• _PROBLEM DETAILS_:
Return the records word for word. Any pictures in them are not part of the copy.

• _RECORD EXTRACTS_:
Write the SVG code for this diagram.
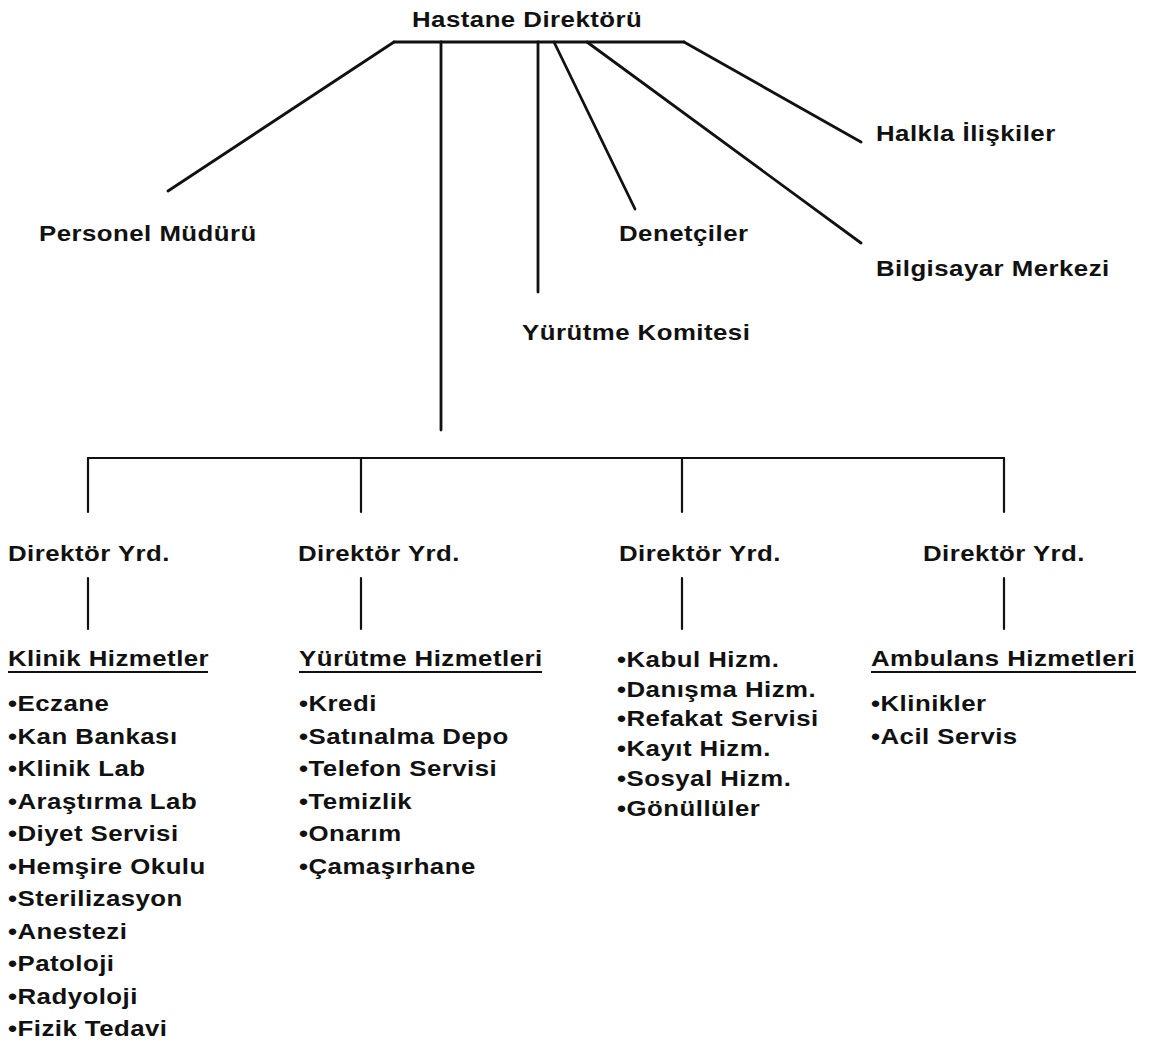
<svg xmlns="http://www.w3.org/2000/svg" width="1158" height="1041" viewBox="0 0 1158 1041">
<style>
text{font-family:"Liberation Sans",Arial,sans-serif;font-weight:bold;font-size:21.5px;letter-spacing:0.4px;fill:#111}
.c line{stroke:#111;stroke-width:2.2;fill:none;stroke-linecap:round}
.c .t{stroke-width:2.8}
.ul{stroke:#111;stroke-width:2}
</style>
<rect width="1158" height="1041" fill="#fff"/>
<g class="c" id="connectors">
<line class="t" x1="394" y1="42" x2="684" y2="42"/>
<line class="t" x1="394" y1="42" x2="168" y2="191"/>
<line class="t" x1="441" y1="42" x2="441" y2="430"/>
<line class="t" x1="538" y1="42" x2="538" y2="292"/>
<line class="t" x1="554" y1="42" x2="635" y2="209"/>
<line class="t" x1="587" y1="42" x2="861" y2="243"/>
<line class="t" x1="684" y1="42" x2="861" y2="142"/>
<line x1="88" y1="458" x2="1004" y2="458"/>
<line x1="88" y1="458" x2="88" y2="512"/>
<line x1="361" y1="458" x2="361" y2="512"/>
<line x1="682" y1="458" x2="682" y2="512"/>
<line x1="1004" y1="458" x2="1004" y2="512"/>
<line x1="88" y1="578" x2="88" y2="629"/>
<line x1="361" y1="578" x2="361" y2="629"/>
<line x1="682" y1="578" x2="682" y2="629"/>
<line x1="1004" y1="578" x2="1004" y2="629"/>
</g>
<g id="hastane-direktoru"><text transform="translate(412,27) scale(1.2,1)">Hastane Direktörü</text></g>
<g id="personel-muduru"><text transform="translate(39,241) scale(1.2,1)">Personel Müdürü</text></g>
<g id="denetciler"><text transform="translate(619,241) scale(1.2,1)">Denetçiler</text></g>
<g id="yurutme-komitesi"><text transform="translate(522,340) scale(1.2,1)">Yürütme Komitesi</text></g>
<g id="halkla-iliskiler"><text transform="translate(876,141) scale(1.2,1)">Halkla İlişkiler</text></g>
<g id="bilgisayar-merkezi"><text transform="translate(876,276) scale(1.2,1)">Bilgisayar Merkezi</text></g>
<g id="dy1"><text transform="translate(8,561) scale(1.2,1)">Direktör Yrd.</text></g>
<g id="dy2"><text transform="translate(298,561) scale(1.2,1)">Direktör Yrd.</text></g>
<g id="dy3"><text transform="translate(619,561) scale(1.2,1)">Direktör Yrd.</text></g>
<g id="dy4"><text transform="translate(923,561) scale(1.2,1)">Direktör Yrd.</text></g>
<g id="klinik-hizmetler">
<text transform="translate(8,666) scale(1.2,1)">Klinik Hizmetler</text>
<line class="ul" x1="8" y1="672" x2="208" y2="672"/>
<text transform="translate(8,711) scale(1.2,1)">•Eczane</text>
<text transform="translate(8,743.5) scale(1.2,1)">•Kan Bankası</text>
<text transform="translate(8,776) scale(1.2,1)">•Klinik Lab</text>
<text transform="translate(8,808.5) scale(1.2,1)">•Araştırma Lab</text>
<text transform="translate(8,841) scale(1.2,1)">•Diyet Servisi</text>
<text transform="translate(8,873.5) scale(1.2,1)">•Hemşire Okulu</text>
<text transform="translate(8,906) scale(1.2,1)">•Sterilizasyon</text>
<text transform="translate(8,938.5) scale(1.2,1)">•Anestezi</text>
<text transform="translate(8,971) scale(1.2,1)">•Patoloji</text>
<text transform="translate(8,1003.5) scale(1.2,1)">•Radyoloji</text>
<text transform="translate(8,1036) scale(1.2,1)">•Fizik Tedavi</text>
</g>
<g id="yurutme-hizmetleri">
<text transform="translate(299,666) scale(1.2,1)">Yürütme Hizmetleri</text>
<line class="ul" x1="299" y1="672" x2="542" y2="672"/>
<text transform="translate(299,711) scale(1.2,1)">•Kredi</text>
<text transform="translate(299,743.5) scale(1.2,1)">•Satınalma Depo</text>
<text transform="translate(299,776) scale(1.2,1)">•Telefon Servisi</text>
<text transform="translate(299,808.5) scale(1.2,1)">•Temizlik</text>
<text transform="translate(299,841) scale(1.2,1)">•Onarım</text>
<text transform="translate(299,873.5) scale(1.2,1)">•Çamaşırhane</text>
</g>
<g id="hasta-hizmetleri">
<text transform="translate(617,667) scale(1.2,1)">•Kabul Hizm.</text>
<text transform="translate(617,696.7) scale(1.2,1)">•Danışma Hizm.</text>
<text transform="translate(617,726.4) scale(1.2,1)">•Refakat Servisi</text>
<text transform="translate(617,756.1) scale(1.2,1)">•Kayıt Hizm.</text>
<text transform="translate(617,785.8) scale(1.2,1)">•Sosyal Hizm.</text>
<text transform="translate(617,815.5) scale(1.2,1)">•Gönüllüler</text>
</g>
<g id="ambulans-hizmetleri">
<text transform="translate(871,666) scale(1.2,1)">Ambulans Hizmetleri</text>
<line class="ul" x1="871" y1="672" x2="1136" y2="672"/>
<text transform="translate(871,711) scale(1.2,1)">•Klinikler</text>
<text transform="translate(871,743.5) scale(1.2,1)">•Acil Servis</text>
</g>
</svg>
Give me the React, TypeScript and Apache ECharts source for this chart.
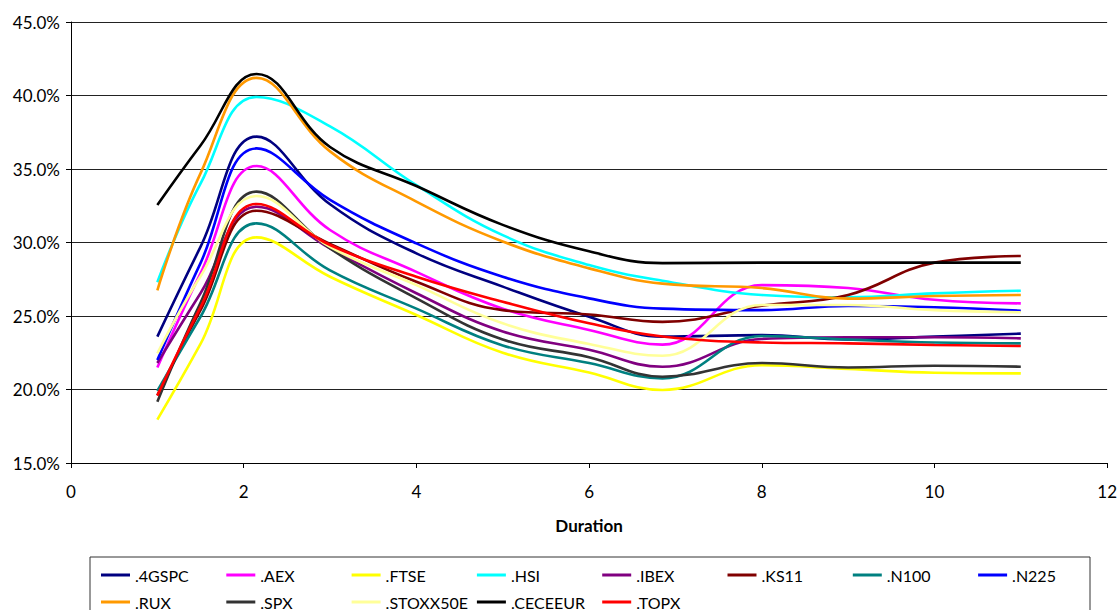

• _EXERCISE OUTPUT_:
Write the SVG code for this diagram.
<svg xmlns="http://www.w3.org/2000/svg" width="1158" height="1041" viewBox="0 0 1158 1041">
<style>
text{font-family:"Liberation Sans",Arial,sans-serif;font-weight:bold;font-size:21.5px;letter-spacing:0.4px;fill:#111}
.c line{stroke:#111;stroke-width:2.2;fill:none;stroke-linecap:round}
.c .t{stroke-width:2.8}
.ul{stroke:#111;stroke-width:2}
</style>
<rect width="1158" height="1041" fill="#fff"/>
<g class="c" id="connectors">
<line class="t" x1="394" y1="42" x2="684" y2="42"/>
<line class="t" x1="394" y1="42" x2="168" y2="191"/>
<line class="t" x1="441" y1="42" x2="441" y2="430"/>
<line class="t" x1="538" y1="42" x2="538" y2="292"/>
<line class="t" x1="554" y1="42" x2="635" y2="209"/>
<line class="t" x1="587" y1="42" x2="861" y2="243"/>
<line class="t" x1="684" y1="42" x2="861" y2="142"/>
<line x1="88" y1="458" x2="1004" y2="458"/>
<line x1="88" y1="458" x2="88" y2="512"/>
<line x1="361" y1="458" x2="361" y2="512"/>
<line x1="682" y1="458" x2="682" y2="512"/>
<line x1="1004" y1="458" x2="1004" y2="512"/>
<line x1="88" y1="578" x2="88" y2="629"/>
<line x1="361" y1="578" x2="361" y2="629"/>
<line x1="682" y1="578" x2="682" y2="629"/>
<line x1="1004" y1="578" x2="1004" y2="629"/>
</g>
<g id="hastane-direktoru"><text transform="translate(412,27) scale(1.2,1)">Hastane Direktörü</text></g>
<g id="personel-muduru"><text transform="translate(39,241) scale(1.2,1)">Personel Müdürü</text></g>
<g id="denetciler"><text transform="translate(619,241) scale(1.2,1)">Denetçiler</text></g>
<g id="yurutme-komitesi"><text transform="translate(522,340) scale(1.2,1)">Yürütme Komitesi</text></g>
<g id="halkla-iliskiler"><text transform="translate(876,141) scale(1.2,1)">Halkla İlişkiler</text></g>
<g id="bilgisayar-merkezi"><text transform="translate(876,276) scale(1.2,1)">Bilgisayar Merkezi</text></g>
<g id="dy1"><text transform="translate(8,561) scale(1.2,1)">Direktör Yrd.</text></g>
<g id="dy2"><text transform="translate(298,561) scale(1.2,1)">Direktör Yrd.</text></g>
<g id="dy3"><text transform="translate(619,561) scale(1.2,1)">Direktör Yrd.</text></g>
<g id="dy4"><text transform="translate(923,561) scale(1.2,1)">Direktör Yrd.</text></g>
<g id="klinik-hizmetler">
<text transform="translate(8,666) scale(1.2,1)">Klinik Hizmetler</text>
<line class="ul" x1="8" y1="672" x2="208" y2="672"/>
<text transform="translate(8,711) scale(1.2,1)">•Eczane</text>
<text transform="translate(8,743.5) scale(1.2,1)">•Kan Bankası</text>
<text transform="translate(8,776) scale(1.2,1)">•Klinik Lab</text>
<text transform="translate(8,808.5) scale(1.2,1)">•Araştırma Lab</text>
<text transform="translate(8,841) scale(1.2,1)">•Diyet Servisi</text>
<text transform="translate(8,873.5) scale(1.2,1)">•Hemşire Okulu</text>
<text transform="translate(8,906) scale(1.2,1)">•Sterilizasyon</text>
<text transform="translate(8,938.5) scale(1.2,1)">•Anestezi</text>
<text transform="translate(8,971) scale(1.2,1)">•Patoloji</text>
<text transform="translate(8,1003.5) scale(1.2,1)">•Radyoloji</text>
<text transform="translate(8,1036) scale(1.2,1)">•Fizik Tedavi</text>
</g>
<g id="yurutme-hizmetleri">
<text transform="translate(299,666) scale(1.2,1)">Yürütme Hizmetleri</text>
<line class="ul" x1="299" y1="672" x2="542" y2="672"/>
<text transform="translate(299,711) scale(1.2,1)">•Kredi</text>
<text transform="translate(299,743.5) scale(1.2,1)">•Satınalma Depo</text>
<text transform="translate(299,776) scale(1.2,1)">•Telefon Servisi</text>
<text transform="translate(299,808.5) scale(1.2,1)">•Temizlik</text>
<text transform="translate(299,841) scale(1.2,1)">•Onarım</text>
<text transform="translate(299,873.5) scale(1.2,1)">•Çamaşırhane</text>
</g>
<g id="hasta-hizmetleri">
<text transform="translate(617,667) scale(1.2,1)">•Kabul Hizm.</text>
<text transform="translate(617,696.7) scale(1.2,1)">•Danışma Hizm.</text>
<text transform="translate(617,726.4) scale(1.2,1)">•Refakat Servisi</text>
<text transform="translate(617,756.1) scale(1.2,1)">•Kayıt Hizm.</text>
<text transform="translate(617,785.8) scale(1.2,1)">•Sosyal Hizm.</text>
<text transform="translate(617,815.5) scale(1.2,1)">•Gönüllüler</text>
</g>
<g id="ambulans-hizmetleri">
<text transform="translate(871,666) scale(1.2,1)">Ambulans Hizmetleri</text>
<line class="ul" x1="871" y1="672" x2="1136" y2="672"/>
<text transform="translate(871,711) scale(1.2,1)">•Klinikler</text>
<text transform="translate(871,743.5) scale(1.2,1)">•Acil Servis</text>
</g>
</svg>
Give me the React, TypeScript and Apache ECharts source for this chart.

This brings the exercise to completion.